In today’s Washington Post, Checker Finn and Andy Smarick ask President Obama to save the nation’s vanishing urban Catholic schools. Their commentary does a good job of explaining why he might want to do that: Catholic schools are typically bastions of excellence in otherwise educationally blighted inner-city areas. Economist Derek Neal has shown that black children attending these schools are 26 percentage points more likely to finish high school, and twice as likely to graduate from college, than similar students attending urban public schools.


Finn and Smarick also suggest ways that president Obama could bring the option of private schooling, including Catholic schools, within reach of all families — supporting the spread of state tax credit and scholarship programs around the country, for instance.
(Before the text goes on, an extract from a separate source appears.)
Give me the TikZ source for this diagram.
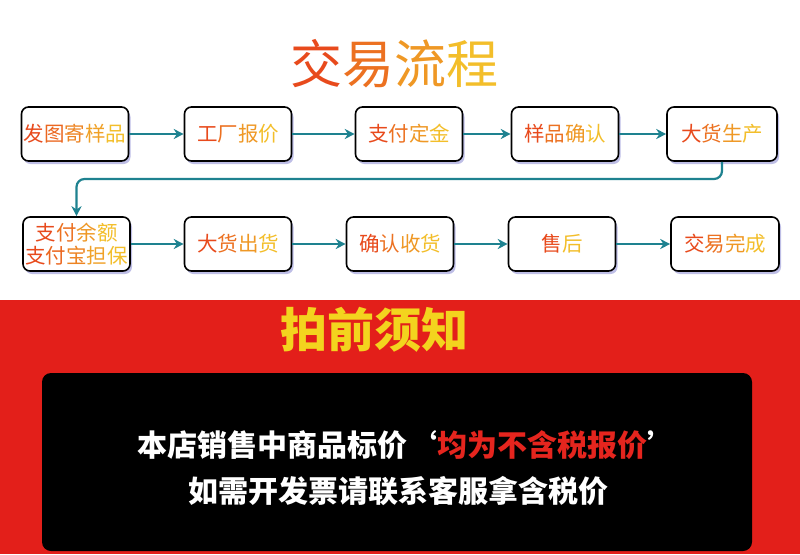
\documentclass[tikz,border=0pt]{standalone}
\usepackage{fontspec}
\setmainfont{Noto Sans CJK SC}
\usetikzlibrary{arrows.meta,shadows}

\definecolor{gradA}{HTML}{E84A1C}
\definecolor{gradB}{HTML}{F3BE2A}
\definecolor{flowteal}{HTML}{1E8290}
\definecolor{noticered}{HTML}{E31F1A}
\definecolor{noticeyellow}{HTML}{F3D41E}
\definecolor{quotered}{HTML}{E5251E}

% characters of #2 coloured from gradA to gradB, #1 = how many
\newcommand\gradtext[2]{%
  \foreach \ch [count=\i] in {#2}{%
    \pgfmathtruncatemacro\pct{100-100*(\i-1)/max(#1-1,1)}%
    \textcolor{gradA!\pct!gradB}{\ch}}}

\tikzset{
  stepbox/.style={draw=black,line width=1.6pt,fill=white,rounded corners=7pt,
    minimum width=107pt,minimum height=54pt,inner sep=0pt,
    font=\fontsize{20.5}{23}\selectfont,
    drop shadow={shadow xshift=2pt,shadow yshift=-3pt,fill=blue!45!gray,opacity=.35}},
  flow/.style={draw=flowteal,line width=2.2pt,-{Stealth[length=10pt,width=10pt]}}
}

\begin{document}
\begin{tikzpicture}[x=1pt,y=-1pt]
  \useasboundingbox (0,0) rectangle (800,554);
  \fill[white] (0,0) rectangle (800,300);
  \fill[noticered] (0,300) rectangle (800,554);

  \node (title) at (394,64) {\fontsize{52}{52}\selectfont\gradtext{4}{交,易,流,程}};

  % first row
  \node[stepbox] (n1) at (75,134) {\gradtext{5}{发,图,寄,样,品}};
  \node[stepbox] (n2) at (238,134) {\gradtext{4}{工,厂,报,价}};
  \node[stepbox] (n3) at (409,134) {\gradtext{4}{支,付,定,金}};
  \node[stepbox] (n4) at (565,134) {\gradtext{4}{样,品,确,认}};
  \node[stepbox,minimum width=110pt] (n5) at (722,134) {\gradtext{4}{大,货,生,产}};

  % second row
  \node[stepbox,align=center,font=\fontsize{20.5}{22.5}\selectfont] (n6) at (76.5,244)
    {\gradtext{4}{支,付,余,额}\\\gradtext{5}{支,付,宝,担,保}};
  \node[stepbox] (n7) at (238,244) {\gradtext{4}{大,货,出,货}};
  \node[stepbox] (n8) at (400,244) {\gradtext{4}{确,认,收,货}};
  \node[stepbox] (n9) at (562,244) {\gradtext{2}{售,后}};
  \node[stepbox,minimum width=108pt] (n10) at (725,244) {\gradtext{4}{交,易,完,成}};

  \coordinate (turn) at (400,179);

  \draw[flow] (n1.east) -- (n2.west);
  \draw[flow] (n2.east) -- (n3.west);
  \draw[flow] (n3.east) -- (n4.west);
  \draw[flow] (n4.east) -- (n5.west);
  \draw[flow,rounded corners=8pt] (n5.south) |- (turn) -| (n6.north);
  \draw[flow] (n6.east) -- (n7.west);
  \draw[flow] (n7.east) -- (n8.west);
  \draw[flow] (n8.east) -- (n9.west);
  \draw[flow] (n9.east) -- (n10.west);

  % notice panel
  \node[text=noticeyellow,font=\fontsize{47}{47}\selectfont\bfseries] (notice) at (374,330) {拍前须知};
  \fill[black,rounded corners=9pt] (42,373) rectangle (752,551);
  \node[text=white,font=\fontsize{30}{30}\selectfont\bfseries] (line1) at (407,445)
    {本店销售中商品标价‘\textcolor{quotered}{均为不含税报价}’};
  \node[text=white,font=\fontsize{30}{30}\selectfont\bfseries] (line2) at (398,491)
    {如需开发票请联系客服拿含税价};
\end{tikzpicture}
\end{document}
What Finn and Smarick don’t do is explain why the president will continue to ignore the evidence and their plea, instead letting the educational prospects of inner-city children erode even further. Three possible explanations occur to me:

  • The president is unfamiliar with the evidence on the superiority of private and especially urban Catholic schools
  • He thinks that his administration will succeed in dramatically improving public schools all over the country, despite the failure of all his predecessors’ efforts
  • He thinks that making it easier for poor parents to choose private schools would hurt him politically

Personally, I don’t believe the first explanation. I can believe the second, but wish I couldn’t (wouldn’t it be nice to have a realist in the Oval Office)? And I can certainly believe the third, but if so, the president simply hasn’t done the political math.


Coming out strongly in favor of public and private school choice at the state level would win Barack Obama substantial new support from independent and moderate swing voters who seem to have been drifting away from him, while costing him very little from his base. The NEA might reduce its level of support, but they’re not going to flip and back Republicans. And few if any Democratic voters would switch party allegiance over a Democratic president’s desire to help poor kids with the most effective policies.